We often think to be the best of the best we must work harder, run faster, outlast others. That as leaders and entrepreneurs, we need to have all the answers, and, if we don’t have all of the answers, we aren’t as high-performing or strong as we thought we were. While this attitude and way of life may work in the short-term (although I would question whether it works at all), these behaviors most certainly don’t work if you’re playing the long game. We have to find our greatness even if the circumstances aren’t perfect. Just because you don’t manage people, doesn’t mean you can’t lead and mentor others. Just because you’re in a job which you don’t see yourself in long-term, doesn’t mean you can’t shine at it today. My point being circumstances are rarely ever perfect and we may not be exactly where we want to be, but we can still be great at whatever we are doing currently.

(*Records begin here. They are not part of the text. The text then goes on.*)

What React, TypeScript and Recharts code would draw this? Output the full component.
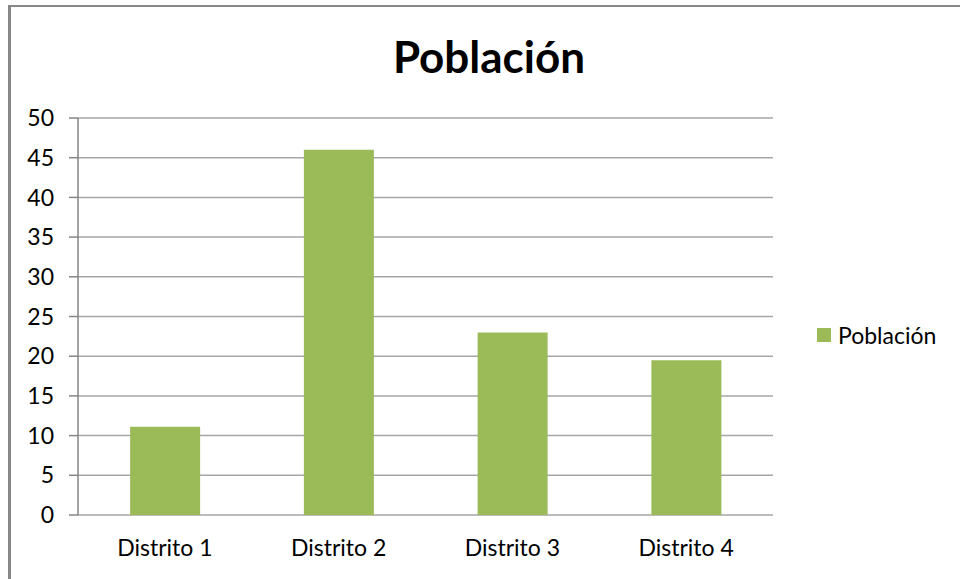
import React from "react"
import { BarChart, Bar, XAxis, YAxis, CartesianGrid, Legend } from "recharts"

// values
const distritos = ["Distrito 1", "Distrito 2", "Distrito 3", "Distrito 4"]
const poblacion = [11.1, 46, 23, 19.5]
const yTicks = [0, 5, 10, 15, 20, 25, 30, 35, 40, 45, 50]
const boundaryTicks = [0, 1, 2, 3, 4]

const data = distritos.map((name, i) => ({ name, value: poblacion[i] }))

const FONT = "Lato, 'Open Sans', sans-serif"
const GREEN = "#9BBB59"
const GRID = "#A6A6A6"
const AXIS = "#868686"

function LegendContent() {
  return (
    <div style={{ display: "flex", alignItems: "center", fontFamily: FONT, fontSize: 23, color: "#000" }}>
      <span style={{ width: 14, height: 14, background: GREEN, display: "inline-block", marginRight: 7 }} />
      <span>Población</span>
    </div>
  )
}

export default function App() {
  return (
    <div style={{ position: "absolute", left: 0, top: 0, width: 960, height: 579, background: "#fff", overflow: "hidden" }}>
      <svg width={960} height={100} style={{ position: "absolute", left: 0, top: 0 }}>
        <text x={489} y={73} textAnchor="middle" fontFamily={FONT} fontWeight={700} fontSize={44} fill="#000">
          Población
        </text>
      </svg>

      <div style={{ position: "absolute", left: 0, top: 0 }}>
        <BarChart
          width={960}
          height={579}
          data={data}
          margin={{ top: 118, right: 187, left: 8, bottom: 24 }}
          barCategoryGap="30%"
        >
          <CartesianGrid vertical={false} stroke={GRID} strokeWidth={1.5} />
          <XAxis
            xAxisId="edges"
            type="number"
            domain={[0, 4]}
            ticks={boundaryTicks}
            tick={false}
            height={0}
            axisLine={{ stroke: AXIS, strokeWidth: 1.5 }}
            tickLine={{ stroke: AXIS, strokeWidth: 1.5 }}
            tickSize={9}
            allowDataOverflow
          />
          <XAxis
            dataKey="name"
            height={40}
            axisLine={false}
            tickLine={false}
            tickSize={0}
            tickMargin={25}
            tick={{ fill: "#000", fontSize: 23, fontFamily: FONT }}
          />
          <YAxis
            domain={[0, 50]}
            ticks={yTicks}
            width={70}
            axisLine={{ stroke: AXIS, strokeWidth: 1.5 }}
            tickLine={{ stroke: AXIS, strokeWidth: 1.5 }}
            tickSize={9}
            tickMargin={15}
            tick={{ fill: "#000", fontSize: 23, fontFamily: FONT }}
          />
          <Legend
            layout="horizontal"
            align="center"
            verticalAlign="middle"
            content={<LegendContent />}
            wrapperStyle={{ position: "absolute", left: 817, top: 321, width: 140 }}
          />
          <Bar dataKey="value" name="Población" fill={GREEN} isAnimationActive={false} />
        </BarChart>
      </div>

      {/* frame */}
      <div style={{ position: "absolute", left: 8, top: 5, width: 952, height: 2, background: "#888" }} />
      <div style={{ position: "absolute", left: 8, top: 5, width: 3, height: 574, background: "#888" }} />
    </div>
  )
}
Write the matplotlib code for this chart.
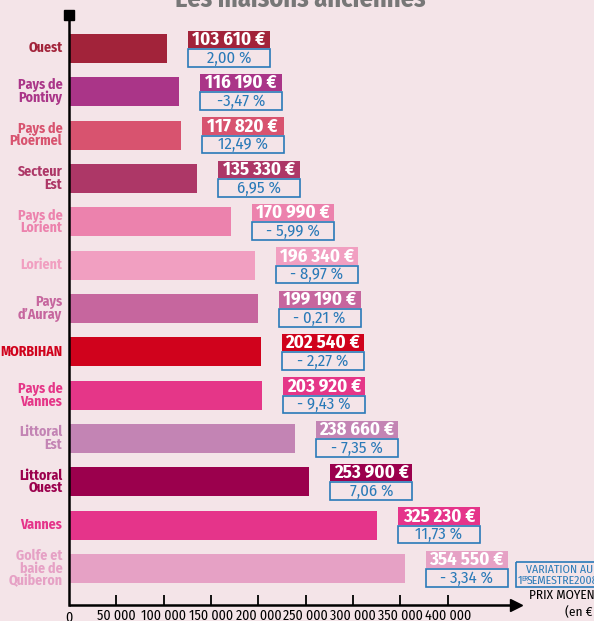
import matplotlib.pyplot as plt
from matplotlib.patches import Rectangle

# data
zones = ["Ouest", "Pays de\nPontivy", "Pays de\nPloërmel", "Secteur\nEst",
         "Pays de\nLorient", "Lorient", "Pays\nd\u2019Auray", "MORBIHAN",
         "Pays de\nVannes", "Littoral\nEst", "Littoral\nOuest", "Vannes",
         "Golfe et\nbaie de\nQuiberon"]
prix = [103610, 116190, 117820, 135330, 170990, 196340, 199190,
        202540, 203920, 238660, 253900, 325230, 354550]
prix_txt = ["103 610 €", "116 190 €", "117 820 €", "135 330 €", "170 990 €",
            "196 340 €", "199 190 €", "202 540 €", "203 920 €", "238 660 €",
            "253 900 €", "325 230 €", "354 550 €"]
variation = ["2,00 %", "-3,47 %", "12,49 %", "6,95 %", "- 5,99 %", "- 8,97 %",
             "- 0,21 %", "- 2,27 %", "- 9,43 %", "- 7,35 %", "7,06 %",
             "11,73 %", "- 3,34 %"]
couleurs = ["#a2233a", "#aa3588", "#d8536f", "#ad3767", "#ec82ad", "#f19fc1",
            "#c6669e", "#d0021c", "#e53688", "#c384b4", "#9b004d", "#e5348a",
            "#e6a1c5"]
ticks = [50000, 100000, 150000, 200000, 250000, 300000, 350000, 400000]
tick_labels = ["50 000", "100 000", "150 000", "200 000", "250 000",
               "300 000", "350 000", "400 000"]

fond = "#f4e4e8"
bleu = "#2a7ab8"
plt.rcParams['font.family'] = ["Fira Sans Condensed", "DejaVu Sans"]

W, H = 594, 621
fig = plt.figure(figsize=(W / 100, H / 100), dpi=100, facecolor=fond)
ax = fig.add_axes([69 / W, (H - 605) / H, (W - 69) / W, 590 / H])
ax.set_facecolor(fond)

xmax = (W - 69) / 0.9468 * 1000
ybas = 12.84
ax.set_xlim(0, xmax)
ax.set_ylim(ybas, -0.77)

y = list(range(len(zones)))
ax.barh(y, prix, height=0.67, color=couleurs)

gap = 22200
bw = 86600
for i in y:
    x0 = prix[i] + gap
    ax.add_patch(Rectangle((x0, i - 0.41), bw, 0.40, facecolor=couleurs[i],
                           edgecolor='none'))
    ax.add_patch(Rectangle((x0, i + 0.01), bw, 0.41, facecolor='none',
                           edgecolor=bleu, lw=1.2))
    ax.text(x0 + bw / 2, i - 0.20, prix_txt[i], color='white', fontsize=13.5,
            fontweight='bold', ha='center', va='center')
    ax.text(x0 + bw / 2, i + 0.22, variation[i], color=bleu, fontsize=12,
            ha='center', va='center')
    ax.text(-7000, i, zones[i], color=couleurs[i], fontsize=10,
            fontweight='bold', ha='right', va='center', linespacing=0.85)

# axes
for s in ['top', 'right', 'bottom']:
    ax.spines[s].set_visible(False)
ax.spines['left'].set_linewidth(1.8)
ax.spines['left'].set_color('black')
ax.set_yticks([])
ax.set_xticks(ticks)
ax.set_xticklabels(tick_labels)
ax.tick_params(axis='x', direction='in', length=7, width=1.3, pad=3,
               labelsize=10)
ax.text(0, ybas + 0.13, "0", fontsize=10, ha='center', va='top')

# axe x avec fleche
ax.plot([0, 468000], [ybas, ybas], color='black', lw=1.8, clip_on=False,
        solid_capstyle='butt')
ax.plot([472000], [ybas], marker='>', markersize=9, color='black',
        clip_on=False)
ax.plot([0], [-0.77], marker='s', markersize=6.5, color='black',
        clip_on=False)

fig.text(300 / W, 1 - 7 / H, "Les maisons anciennes", fontsize=19,
         fontweight='bold', color='#777777', ha='center', va='baseline')

ax.text(486000, ybas - 0.08, "PRIX MOYEN", fontsize=9.5, ha='left',
        va='bottom')
ax.text(524000, ybas + 0.03, "(en €", fontsize=9.5, ha='left', va='top')

ax.add_patch(Rectangle((472000, 11.85), 90000, 0.58, facecolor='none',
                       edgecolor=bleu, lw=1.2, clip_on=False))
ax.text(483000, 12.03, "VARIATION AU", color=bleu, fontsize=8.5,
        ha='left', va='center')
ax.text(473500, 12.28, "1", color=bleu, fontsize=8.5, ha='left', va='center')
ax.text(477800, 12.24, "ER", color=bleu, fontsize=5, ha='left', va='center')
ax.text(484000, 12.28, "SEMESTRE2008", color=bleu, fontsize=8.5,
        ha='left', va='center')

fig.savefig("out.png", dpi=100, facecolor=fond)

How do you develop micro-resilience?

Meta-skills are like talents that help us improve other skills and which are part of every aspect of our lives. Micro-resilience is one such skill. Micro-resilience allows us to perform better, have more energy, focus and be our best with less stress and burnout. With micro-resilience, the goal is to recover a little along the way, allowing us to keep going. There are small hacks that we can do to build our micro-resilience.

  • Focus (and refocus): If you need to be in the zone and focus on a specific task, block out other distractions. Turn your email off. Place your phone in another room. Put in ear plugs. If you find you need to refocus, think about your original intention, what you set out to do. This will help center you and bring your focus back to the original task at hand.
  • Change your attitude: It can be difficult to eliminate all negativity. We are human after all. Instead of eliminating negativity, try adding positivity in. Change your attitude about a task or outcome. Shifting your perspective to focus on the benefits will help you stay focused.
  • Label your emotions: Emotions can quickly hijack our thoughts and actions when we don’t pay attention to them. By labeling how we are feeling (anxious, nervous, embarrassed, etc.) we are increasing activity in our prefrontal cortex, the part of the brain responsible for rational thinking. When we identify an emotion, we give it less power.
  • Reconnect with your purpose: Why are you doing what you’re doing? Having a visual reminder near you could be helpful to remind you of that purpose. Thinking about your motivation can also help increase positivity in your attitude.
  • Reset: Hydrating, eating a nutritious meal, going for a walk and getting a good night’s rest can all help decrease stress and increase focus. When we lack sleep, we often make poor food choices, can’t focus and don’t perform at our best.    

Remember that baby steps are progress. While following these steps won’t automatically increase your resilience, sticking with them will be key. The goal is to use micro-resilience in order to increase your capacity as well as your energy to be human.